Boyd will now have two casinos in North Las Vegas, the Aliante and, pending regulatory approval, the Cannery.

The Palms has 15 food outlets, the 2,500-seat Pearl Theater performance hall, a 14-screen Brenden Theatres and IMAX movieplex, a 2-acre pool and 60,000 square feet of meeting and convention space.

Chief Financial Officer Marc Falcone told commissioners his company acquired the property at 53 percent of its original construction cost, but that cash flow is 60 percent below its peak level.

The company is financing the acquisition from investment bankers TPG Capital and Leonard Green & Partners LP, the majority owners, each with 49 percent stakes, with $200 million cash on hand and a $150 million financing package.

Falcone said the Palms has always been familiar to Station Casinos — the Fertitta family, who own controlling interest in the company, was an original investor in the Palms when it first opened in November 2001.

Red Rock Resorts announced in May that it would acquire the 700-room Palms property and its 600 condominium units for $312.5 million.

The Palms’ 1,700 employees will be retained and they and hourly third-party food and beverage workers would not lose salary, benefits or seniority when the transition to Station occurs.

Falcone said over the next six to 18 months, the company would invest in freshening all aspects of the property.

Falcone said for now, the casino will keep its contract with CG Technology to manage its race and sportsbook. Other Station books have in-house management and Falcone said the CG contract may be reviewed in the future.

Gaming Commission Chairman Tony Alamo said he was encouraged that it appeared Red Rock was getting along better with the Culinary Union since there was no presence by union members at Thursday’s meeting.

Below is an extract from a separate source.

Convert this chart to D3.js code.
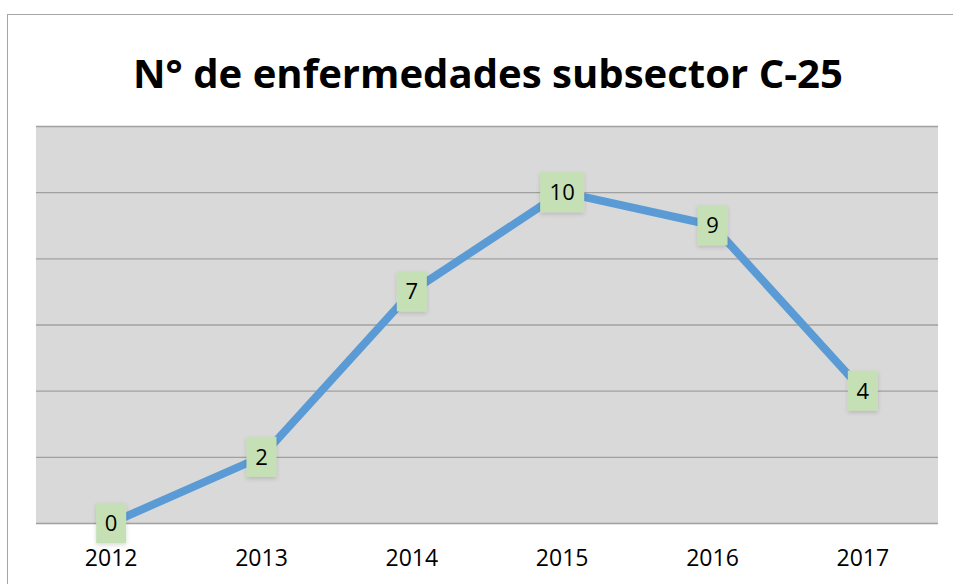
<!DOCTYPE html>
<html>
<head>
<meta charset="utf-8">
<script src="https://cdn.jsdelivr.net/npm/d3@7"></script>
<style>
  body { margin: 0; background: #fff; }
  svg text { font-family: "Open Sans", "Liberation Sans", sans-serif; }
</style>
</head>
<body>
<svg id="chart" width="953" height="584"></svg>
<script>
// chart data
var years = ["2012", "2013", "2014", "2015", "2016", "2017"];
var cases = [0, 2, 7, 10, 9, 4];
var yTicks = [0, 2, 4, 6, 8, 10, 12];

var margin = {top: 126, right: 15, bottom: 61, left: 36},
    width = 953 - margin.left - margin.right,
    height = 584 - margin.top - margin.bottom;

var svg = d3.select("#chart");

// outer chart border (only left and top visible)
svg.append("rect")
  .attr("x", 7.5).attr("y", 14.5)
  .attr("width", 1000).attr("height", 1000)
  .style("fill", "none")
  .style("stroke", "#a6a6a6")
  .style("stroke-width", "1px");

var title = svg.append("text")
  .attr("x", 488).attr("y", 88)
  .attr("text-anchor", "middle")
  .style("font-weight", "bold")
  .style("font-size", "40px")
  .text("N° de enfermedades subsector C-25");
// fit to the width seen in the picture
var tw = title.node().getComputedTextLength();
title.style("font-size", (40 * 710 / tw) + "px");

var x = d3.scaleBand().domain(years).range([0, width]);
var y = d3.scaleLinear().domain([0, 12]).range([height, 0]);

var g = svg.append("g")
  .attr("transform", "translate(" + margin.left + "," + margin.top + ")");

g.append("rect")
  .attr("width", width).attr("height", height)
  .style("fill", "#d9d9d9");

// gridlines
g.append("g")
  .call(d3.axisLeft(y).tickValues(yTicks).tickSize(-width).tickFormat(""))
  .call(function(a) { a.select(".domain").remove(); })
  .selectAll("line")
  .style("stroke", "#a0a0a0")
  .style("stroke-width", "1.3px");

// x axis labels
g.append("g")
  .attr("transform", "translate(0," + height + ")")
  .call(d3.axisBottom(x).tickSize(0).tickPadding(27))
  .call(function(a) { a.select(".domain").remove(); })
  .selectAll("text")
  .style("font-size", "23px")
  .style("fill", "#000");

var data = years.map(function(d, i) { return {year: d, value: cases[i]}; });

var line = d3.line()
  .x(function(d) { return x(d.year) + x.bandwidth() / 2; })
  .y(function(d) { return y(d.value); });

g.append("path")
  .datum(data)
  .attr("d", line)
  .style("fill", "none")
  .style("stroke", "#5b9bd5")
  .style("stroke-width", "8px")
  .style("stroke-linejoin", "round");

var defs = svg.append("defs");
var f = defs.append("filter").attr("id", "shadow")
  .attr("x", "-30%").attr("y", "-30%").attr("width", "160%").attr("height", "160%");
f.append("feDropShadow")
  .attr("dx", 0).attr("dy", 2).attr("stdDeviation", 2)
  .attr("flood-color", "#000").attr("flood-opacity", 0.15);

var labels = g.selectAll(".lbl")
  .data(data)
  .enter()
  .append("g")
  .attr("class", "lbl")
  .attr("transform", function(d) {
    return "translate(" + (x(d.year) + x.bandwidth() / 2) + "," + y(d.value) + ")";
  });

labels.append("rect")
  .attr("x", function(d) { return d.value >= 10 ? -22 : -15; })
  .attr("y", -20)
  .attr("width", function(d) { return d.value >= 10 ? 44 : 30; })
  .attr("height", 40)
  .style("fill", "#c5e0b4")
  .attr("filter", "url(#shadow)");

labels.append("text")
  .attr("text-anchor", "middle")
  .attr("dy", "0.36em")
  .style("font-size", "22px")
  .style("fill", "#000")
  .text(function(d) { return d.value; });
</script>
</body>
</html>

When the licensing request was heard by the state Gaming Control Board on Sept. 7, the meeting chamber was filled with red-shirted Culinary representatives. In the past, the union has pressured Station to allow it to represent employees at the company’s properties. Since the board meeting, the union conducted a successful representation campaign at Boulder Station in a secret-ballot vote.

Falcone said the company would continue to meet with union officials. The Palms currently doesn’t have a union contract.

Commissioners also zipped through the Aliante approval.

For Boyd, Aliante will be its 10th property in Southern Nevada and 22nd in the Boyd chain.

Boyd is in the midst of $100 million in companywide upgrades to rooms and restaurants, already completing improvements at The Orleans, Suncoast and the Gold Coast with work coming up next at Boyd’s California and Sam’s Town properties.

Aliante, initially opened by Station Casinos in November 2008, has 211 hotel rooms and a 125,000-square-foot casino. Twelve banks and private-equity investors took over the property when Station filed for bankruptcy protection in 2009. Boyd announced in April that it had acquired Aliante for $280 million.